Date of Award

Fall 2004

Project Type


Program or Major

Engineering: Materials Science

Degree Name

Doctor of Philosophy

First Advisor

Yvon Durant


Intranasal drug delivery has been a topic of increasing interest for a decade as a convenient and reliable method for the systemic administration of drugs. The low bioavailability of simple formulation of protein drugs, such as insulin, can be greatly improved by using permeation enhancers. We studied the effect of cyclopentadecanolide (CPE-215RTM) as a permeation enhancer in protein release through lipid bilayer membranes. We successfully designed a novel in-vitro membrane permeability model using liposomes and performed a series of transmembrane protein release experiments. These were carried out under a wide range of conditions in the presence of different permeation enhancer combinations. The experimental results showed that CPE-215RTM is an effective membrane permeation enhancer for proteins and a phase transfer agent, for example, cyclodextrins, can further enhance the effect of CPE-215RTM.

Besides the release experiments, studies on insulin solution properties (self-diffusion and self-association states), the interaction between insulin and liposome and the interaction between CPE-215RTM and liposomes were carried out. Based on the mechanistic study and release data, we hypothesized that CPE-215RTM can form transient "pores" in the lipid bilayer that dissolve when CPE-215RTM distributes homogeneously within the bilayer and restore the barrier function of the lipid bilayer. We performed several experiments that corroborate our hypothesis.

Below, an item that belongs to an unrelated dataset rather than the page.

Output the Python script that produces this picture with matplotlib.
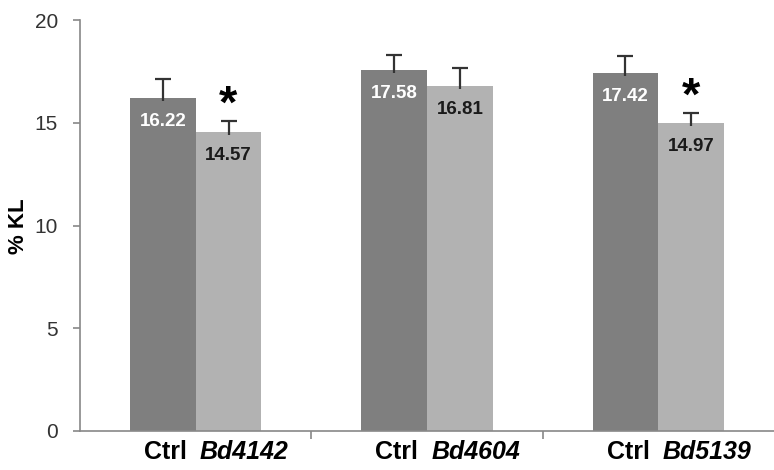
import matplotlib.pyplot as plt
import numpy as np

# data
genes = ['Bd4142', 'Bd4604', 'Bd5139']
ctrl = [16.22, 17.58, 17.42]
mutant = [14.57, 16.81, 14.97]
ctrl_err = [0.9, 0.7, 0.83]
mutant_err = [0.5, 0.85, 0.5]
signif = [True, False, True]

plt.rcParams['font.family'] = ['Liberation Sans', 'DejaVu Sans']

fig = plt.figure(figsize=(7.74, 4.70), dpi=100)
ax = fig.add_axes([80/774, 1 - 431/470, 694/774, 411/470])

x = np.arange(len(genes))
w = 0.284
dark = '#7f7f7f'
light = '#b2b2b2'
ecol = '#333333'

ax.bar(x - w/2, ctrl, w, color=dark, zorder=1)
ax.bar(x + w/2, mutant, w, color=light, zorder=1)

# upper error bars only (no cap at the bar top)
for xs, vals, errs in [(x - w/2, ctrl, ctrl_err), (x + w/2, mutant, mutant_err)]:
    tops = np.array(vals) + np.array(errs)
    ax.vlines(xs, np.array(vals) - 0.15, tops, color=ecol, lw=1.6, zorder=2)
    ax.plot(xs, tops, ls='none', marker='_', ms=11, mew=1.6, color=ecol, zorder=2)

# value labels inside bars
for i in range(len(genes)):
    ax.annotate(f'{ctrl[i]:.2f}', (x[i] - w/2, ctrl[i]), xytext=(0, -17),
                textcoords='offset points', ha='center', va='center',
                color='white', fontsize=13.5, fontweight='bold', zorder=3)
    ax.annotate(f'{mutant[i]:.2f}', (x[i] + w/2, mutant[i]), xytext=(0, -17),
                textcoords='offset points', ha='center', va='center',
                color='#1a1a1a', fontsize=13.5, fontweight='bold', zorder=3)
    if signif[i]:
        ax.annotate('*', (x[i] + w/2, mutant[i] + mutant_err[i]), xytext=(0, 11),
                    textcoords='offset points', ha='center', va='center',
                    color='black', fontsize=34, fontweight='bold')

# category labels
for i, g in enumerate(genes):
    ax.text(x[i] - 0.13, -0.05, 'Ctrl', transform=ax.get_xaxis_transform(),
            ha='center', va='center', fontsize=18, fontweight='bold')
    ax.text(x[i] + 0.21, -0.05, g, transform=ax.get_xaxis_transform(),
            ha='center', va='center', fontsize=18, fontweight='bold', style='italic')

ax.set_xlim(-0.5, 2.5)
ax.set_ylim(0, 20)
ax.set_yticks([0, 5, 10, 15, 20])
ax.set_xticks([0.5, 1.5])
ax.set_xticklabels([])
ax.tick_params(axis='y', labelsize=15, colors='#888888', labelcolor='#333333',
               length=5, width=1.2, pad=11)
ax.tick_params(axis='x', colors='#888888', length=6, width=1.2)

for s in ['top', 'right']:
    ax.spines[s].set_visible(False)
for s in ['left', 'bottom']:
    ax.spines[s].set_color('#888888')
    ax.spines[s].set_linewidth(1.2)

fig.text(18/774, 1 - 226/470, '% KL', rotation=90, ha='center', va='center',
         fontsize=16, fontweight='bold')

plt.savefig('out.png', dpi=100)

A mathematical model was developed based on our hypothesized release mechanism. A semi-empirical nonlinear equation involving four parameters effectively fits the protein release profiles. The quality of the data fit with this model is good supporting evidence for the validity of our mechanistic model. Finally we used a neural network approach to correlate the different release condition parameters and the four semi-empirical fitting parameters based on our limited data sets. Reasonable neural networks were formed for the three major parameters of the mathematical model and provided acceptable prediction results.